→ Written problem: Restate every line of the material, word for word.
+--
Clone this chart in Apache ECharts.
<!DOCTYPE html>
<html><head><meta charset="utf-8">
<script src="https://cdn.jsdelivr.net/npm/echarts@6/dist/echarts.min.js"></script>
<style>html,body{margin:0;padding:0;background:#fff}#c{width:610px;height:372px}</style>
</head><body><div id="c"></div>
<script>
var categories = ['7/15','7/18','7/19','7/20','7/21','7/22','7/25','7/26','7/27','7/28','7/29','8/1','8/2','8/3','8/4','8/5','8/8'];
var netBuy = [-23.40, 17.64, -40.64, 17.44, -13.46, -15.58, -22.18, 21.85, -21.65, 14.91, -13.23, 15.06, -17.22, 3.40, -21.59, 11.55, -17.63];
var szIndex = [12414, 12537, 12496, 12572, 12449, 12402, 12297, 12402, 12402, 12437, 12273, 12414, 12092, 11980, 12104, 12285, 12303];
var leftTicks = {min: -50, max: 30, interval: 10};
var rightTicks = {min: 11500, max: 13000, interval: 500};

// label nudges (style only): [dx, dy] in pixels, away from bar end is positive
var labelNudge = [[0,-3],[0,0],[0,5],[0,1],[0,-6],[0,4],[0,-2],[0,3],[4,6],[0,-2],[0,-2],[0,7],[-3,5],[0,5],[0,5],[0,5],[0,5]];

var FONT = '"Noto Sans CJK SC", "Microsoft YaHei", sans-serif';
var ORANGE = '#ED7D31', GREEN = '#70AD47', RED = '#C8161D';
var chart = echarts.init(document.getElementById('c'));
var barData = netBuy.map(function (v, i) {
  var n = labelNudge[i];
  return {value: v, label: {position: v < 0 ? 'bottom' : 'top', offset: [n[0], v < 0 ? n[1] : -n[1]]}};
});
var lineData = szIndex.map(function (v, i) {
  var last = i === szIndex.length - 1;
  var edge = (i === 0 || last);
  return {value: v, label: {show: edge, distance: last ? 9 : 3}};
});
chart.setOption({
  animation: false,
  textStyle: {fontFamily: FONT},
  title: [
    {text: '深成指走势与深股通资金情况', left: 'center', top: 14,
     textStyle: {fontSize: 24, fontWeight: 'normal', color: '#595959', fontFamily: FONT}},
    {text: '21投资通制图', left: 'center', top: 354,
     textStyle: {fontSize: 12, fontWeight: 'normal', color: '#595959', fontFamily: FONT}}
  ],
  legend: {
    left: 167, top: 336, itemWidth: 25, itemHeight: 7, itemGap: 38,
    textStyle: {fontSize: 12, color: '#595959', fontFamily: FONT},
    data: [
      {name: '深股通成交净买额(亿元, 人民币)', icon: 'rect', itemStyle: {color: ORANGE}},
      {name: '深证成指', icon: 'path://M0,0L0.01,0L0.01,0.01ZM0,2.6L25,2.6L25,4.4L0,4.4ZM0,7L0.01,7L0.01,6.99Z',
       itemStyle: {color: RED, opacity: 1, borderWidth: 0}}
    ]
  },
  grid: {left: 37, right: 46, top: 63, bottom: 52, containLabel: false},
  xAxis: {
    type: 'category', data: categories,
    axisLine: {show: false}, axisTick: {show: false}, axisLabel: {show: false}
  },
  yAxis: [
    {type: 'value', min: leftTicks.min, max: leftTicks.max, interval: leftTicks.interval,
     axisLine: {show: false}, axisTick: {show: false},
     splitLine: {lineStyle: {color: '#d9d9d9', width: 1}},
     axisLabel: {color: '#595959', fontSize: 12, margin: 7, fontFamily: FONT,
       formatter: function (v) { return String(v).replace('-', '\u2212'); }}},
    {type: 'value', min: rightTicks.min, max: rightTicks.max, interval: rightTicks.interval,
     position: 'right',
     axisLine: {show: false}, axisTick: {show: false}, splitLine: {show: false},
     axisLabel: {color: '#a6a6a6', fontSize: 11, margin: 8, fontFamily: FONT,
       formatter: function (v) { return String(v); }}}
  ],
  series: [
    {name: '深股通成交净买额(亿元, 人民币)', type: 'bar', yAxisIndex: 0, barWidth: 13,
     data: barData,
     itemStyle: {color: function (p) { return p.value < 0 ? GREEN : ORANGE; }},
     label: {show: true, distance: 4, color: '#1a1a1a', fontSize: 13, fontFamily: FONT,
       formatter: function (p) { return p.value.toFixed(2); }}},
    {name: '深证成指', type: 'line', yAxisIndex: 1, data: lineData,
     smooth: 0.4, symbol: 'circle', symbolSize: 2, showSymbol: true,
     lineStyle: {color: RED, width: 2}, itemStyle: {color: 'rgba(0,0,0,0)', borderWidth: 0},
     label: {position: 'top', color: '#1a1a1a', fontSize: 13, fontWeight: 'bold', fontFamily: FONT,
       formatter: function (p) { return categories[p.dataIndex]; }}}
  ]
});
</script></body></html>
+--
→ Exercise solution:
Clone this chart in Apache ECharts.
<!DOCTYPE html>
<html><head><meta charset="utf-8">
<script src="https://cdn.jsdelivr.net/npm/echarts@6/dist/echarts.min.js"></script>
<style>html,body{margin:0;padding:0;background:#fff}#c{width:610px;height:372px}</style>
</head><body><div id="c"></div>
<script>
var categories = ['7/15','7/18','7/19','7/20','7/21','7/22','7/25','7/26','7/27','7/28','7/29','8/1','8/2','8/3','8/4','8/5','8/8'];
var netBuy = [-23.40, 17.64, -40.64, 17.44, -13.46, -15.58, -22.18, 21.85, -21.65, 14.91, -13.23, 15.06, -17.22, 3.40, -21.59, 11.55, -17.63];
var szIndex = [12414, 12537, 12496, 12572, 12449, 12402, 12297, 12402, 12402, 12437, 12273, 12414, 12092, 11980, 12104, 12285, 12303];
var leftTicks = {min: -50, max: 30, interval: 10};
var rightTicks = {min: 11500, max: 13000, interval: 500};

// label nudges (style only): [dx, dy] in pixels, away from bar end is positive
var labelNudge = [[0,-3],[0,0],[0,5],[0,1],[0,-6],[0,4],[0,-2],[0,3],[4,6],[0,-2],[0,-2],[0,7],[-3,5],[0,5],[0,5],[0,5],[0,5]];

var FONT = '"Noto Sans CJK SC", "Microsoft YaHei", sans-serif';
var ORANGE = '#ED7D31', GREEN = '#70AD47', RED = '#C8161D';
var chart = echarts.init(document.getElementById('c'));
var barData = netBuy.map(function (v, i) {
  var n = labelNudge[i];
  return {value: v, label: {position: v < 0 ? 'bottom' : 'top', offset: [n[0], v < 0 ? n[1] : -n[1]]}};
});
var lineData = szIndex.map(function (v, i) {
  var last = i === szIndex.length - 1;
  var edge = (i === 0 || last);
  return {value: v, label: {show: edge, distance: last ? 9 : 3}};
});
chart.setOption({
  animation: false,
  textStyle: {fontFamily: FONT},
  title: [
    {text: '深成指走势与深股通资金情况', left: 'center', top: 14,
     textStyle: {fontSize: 24, fontWeight: 'normal', color: '#595959', fontFamily: FONT}},
    {text: '21投资通制图', left: 'center', top: 354,
     textStyle: {fontSize: 12, fontWeight: 'normal', color: '#595959', fontFamily: FONT}}
  ],
  legend: {
    left: 167, top: 336, itemWidth: 25, itemHeight: 7, itemGap: 38,
    textStyle: {fontSize: 12, color: '#595959', fontFamily: FONT},
    data: [
      {name: '深股通成交净买额(亿元, 人民币)', icon: 'rect', itemStyle: {color: ORANGE}},
      {name: '深证成指', icon: 'path://M0,0L0.01,0L0.01,0.01ZM0,2.6L25,2.6L25,4.4L0,4.4ZM0,7L0.01,7L0.01,6.99Z',
       itemStyle: {color: RED, opacity: 1, borderWidth: 0}}
    ]
  },
  grid: {left: 37, right: 46, top: 63, bottom: 52, containLabel: false},
  xAxis: {
    type: 'category', data: categories,
    axisLine: {show: false}, axisTick: {show: false}, axisLabel: {show: false}
  },
  yAxis: [
    {type: 'value', min: leftTicks.min, max: leftTicks.max, interval: leftTicks.interval,
     axisLine: {show: false}, axisTick: {show: false},
     splitLine: {lineStyle: {color: '#d9d9d9', width: 1}},
     axisLabel: {color: '#595959', fontSize: 12, margin: 7, fontFamily: FONT,
       formatter: function (v) { return String(v).replace('-', '\u2212'); }}},
    {type: 'value', min: rightTicks.min, max: rightTicks.max, interval: rightTicks.interval,
     position: 'right',
     axisLine: {show: false}, axisTick: {show: false}, splitLine: {show: false},
     axisLabel: {color: '#a6a6a6', fontSize: 11, margin: 8, fontFamily: FONT,
       formatter: function (v) { return String(v); }}}
  ],
  series: [
    {name: '深股通成交净买额(亿元, 人民币)', type: 'bar', yAxisIndex: 0, barWidth: 13,
     data: barData,
     itemStyle: {color: function (p) { return p.value < 0 ? GREEN : ORANGE; }},
     label: {show: true, distance: 4, color: '#1a1a1a', fontSize: 13, fontFamily: FONT,
       formatter: function (p) { return p.value.toFixed(2); }}},
    {name: '深证成指', type: 'line', yAxisIndex: 1, data: lineData,
     smooth: 0.4, symbol: 'circle', symbolSize: 2, showSymbol: true,
     lineStyle: {color: RED, width: 2}, itemStyle: {color: 'rgba(0,0,0,0)', borderWidth: 0},
     label: {position: 'top', color: '#1a1a1a', fontSize: 13, fontWeight: 'bold', fontFamily: FONT,
       formatter: function (p) { return categories[p.dataIndex]; }}}
  ]
});
</script></body></html>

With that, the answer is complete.